| DATA EXCERPT |
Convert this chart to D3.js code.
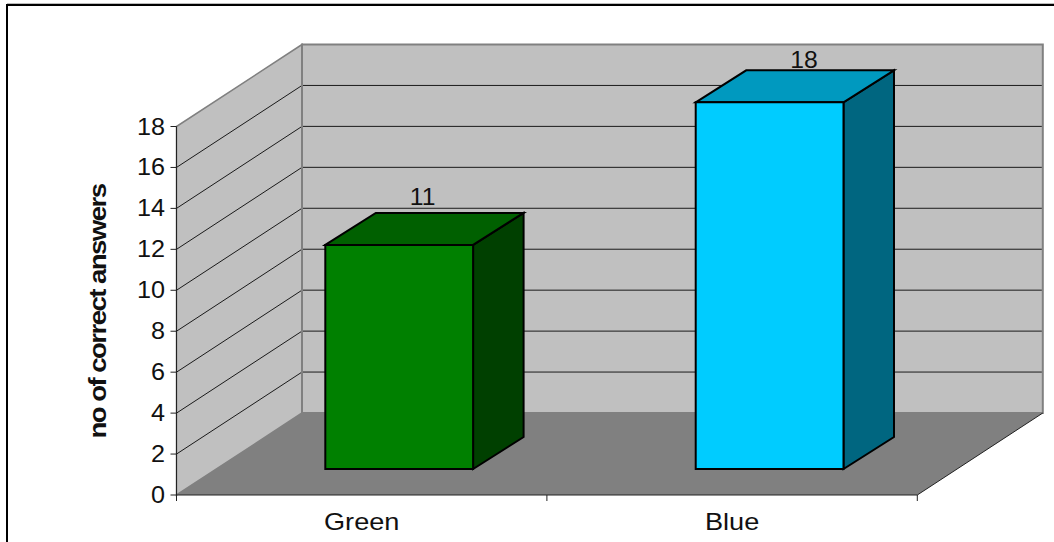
<!DOCTYPE html>
<html>
<head>
<meta charset="utf-8">
<script src="https://cdn.jsdelivr.net/npm/d3@7"></script>
<style>
  html, body { margin: 0; padding: 0; background: #fff; }
  svg { display: block; }
  text { font-family: "Liberation Sans", Arial, sans-serif; fill: #111; }
</style>
</head>
<body>
<svg id="chart" width="1054" height="542"></svg>
<script>
// Correct answers per colour group
const categories = ["Green", "Blue"];
const values = [11, 18];
const yTicks = [0, 2, 4, 6, 8, 10, 12, 14, 16, 18];
const yTitle = "no of correct answers";
const frontColors = ["#008000", "#00ccff"];
const topColors = ["#006000", "#0099bf"];
const sideColors = ["#004000", "#006680"];
const labelShift = [23.5, 34.5];
const labelLift = [8, 2];

const svg = d3.select("#chart");

// Front plane of the 3D box; the back wall sits one depth offset up and right
const x = d3.scaleBand().domain(categories).range([176.5, 917.3]).paddingInner(0.601).paddingOuter(0.3005);
const y = d3.scaleLinear().domain([0, 18]).range([495, 126.5]);
// Bars stand partway into the floor, so they use a plane of their own
const yBar = d3.scaleLinear().domain([0, 18]).range([469, 102.3]);
const wallDepth = { dx: 125.5, dy: -82 };
const barDepth = { dx: 50.5, dy: -32 };
const barInsetX = 37.5;

const [x0, x1] = x.range();
const poly = pts => pts.map(p => p.join(",")).join(" ");

// Outer frame, open at the right and bottom
svg.append("path").attr("d", "M7,542V5H1054").attr("fill", "none").attr("stroke", "#000").attr("stroke-width", 2);
svg.append("path").attr("d", "M7,3.5H1054").attr("fill", "none").attr("stroke", "#bbb").attr("stroke-width", 1);

// Side wall, back wall and floor
const backX0 = x0 + wallDepth.dx, backX1 = x1 + wallDepth.dx;
svg.append("polygon").attr("fill", "#c0c0c0").attr("stroke", "#808080").attr("stroke-width", 1.5)
  .attr("points", poly([[x0, y(0)], [x0, y(18)], [backX0, y(18) + wallDepth.dy], [backX0, y(0) + wallDepth.dy]]));
svg.append("polygon").attr("fill", "#c0c0c0").attr("stroke", "#808080").attr("stroke-width", 2)
  .attr("points", poly([[backX0, y(0) + wallDepth.dy], [backX0, y(18) + wallDepth.dy], [backX1, y(18) + wallDepth.dy], [backX1, y(0) + wallDepth.dy]]));
svg.append("polygon").attr("fill", "#808080")
  .attr("points", poly([[x0, y(0)], [backX0, y(0) + wallDepth.dy], [backX1, y(0) + wallDepth.dy], [x1, y(0)]]));

// Gridlines run along the side wall and across the back wall
const grid = svg.append("g").attr("fill", "none").attr("stroke", "#1a1a1a").attr("stroke-width", 1);
yTicks.filter(t => t > 0 && t < 18).forEach(t => {
  grid.append("path").attr("d", d3.line()([
    [x0, y(t)], [backX0, y(t) + wallDepth.dy], [backX1 - 1, y(t) + wallDepth.dy]
  ]));
});
svg.append("line").attr("x1", backX0).attr("x2", backX0)
  .attr("y1", y(18) + wallDepth.dy).attr("y2", y(0) + wallDepth.dy)
  .attr("stroke", "#808080").attr("stroke-width", 2);

// Floor edges and axes
const axes = svg.append("g").attr("fill", "none").attr("stroke", "#222").attr("stroke-width", 1);
axes.append("path").attr("d", d3.line()([[x0, y(18)], [x0, y(0)], [x1, y(0)], [x1 + wallDepth.dx, y(0) + wallDepth.dy]]));
yTicks.forEach(t => {
  axes.append("line").attr("x1", x0 - 6).attr("x2", x0).attr("y1", y(t)).attr("y2", y(t));
});
const step = x.step();
d3.range(categories.length + 1).forEach(i => {
  const tx = x0 + i * step;
  axes.append("line").attr("x1", tx).attr("x2", tx).attr("y1", y(0)).attr("y2", y(0) + 6);
});

// Bars as three-faced boxes standing on the floor
const bars = svg.append("g").attr("stroke", "#000").attr("stroke-width", 2).attr("stroke-linejoin", "miter");
categories.forEach((c, i) => {
  const l = x(c) + barInsetX, r = l + x.bandwidth();
  const b = yBar(0), t = yBar(values[i]);
  const d = barDepth;
  bars.append("polygon").attr("fill", sideColors[i])
    .attr("points", poly([[r, b], [r, t], [r + d.dx, t + d.dy], [r + d.dx, b + d.dy]]));
  bars.append("polygon").attr("fill", topColors[i])
    .attr("points", poly([[l, t], [l + d.dx, t + d.dy], [r + d.dx, t + d.dy], [r, t]]));
  bars.append("polygon").attr("fill", frontColors[i])
    .attr("points", poly([[l, b], [l, t], [r, t], [r, b]]));

  const cx = (l + r) / 2 + labelShift[i];
  svg.append("text").attr("transform", `translate(${cx},${t + d.dy - labelLift[i]}) scale(1.03,1)`)
    .attr("text-anchor", "middle").attr("font-size", 24).text(values[i]);
});

// Tick labels, slightly widened
yTicks.forEach(t => {
  svg.append("text").attr("transform", `translate(165,${y(t) + 8}) scale(1.05,1)`)
    .attr("text-anchor", "end").attr("font-size", 24).text(t);
});
categories.forEach(c => {
  svg.append("text").attr("transform", `translate(${x(c) + x.bandwidth() / 2},530) scale(1.18,1)`)
    .attr("text-anchor", "middle").attr("font-size", 23).text(c);
});

// Axis title: wide bold glyphs set close together
svg.append("text").attr("transform", "translate(106,311.5) rotate(-90) scale(1.2,1)")
  .attr("text-anchor", "middle").attr("font-size", 23).attr("font-weight", "bold")
  .attr("letter-spacing", "-1.3px").text(yTitle);
</script>
</body>
</html>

| WHAT YOU HAVE TO DO |
Take every line from the data above that holds "chart" and copy it out.

| ANSWER TO THIS TASK |
Convert this chart to D3.js code.
<svg id="chart" width="1054" height="542"></svg>
const svg = d3.select("#chart");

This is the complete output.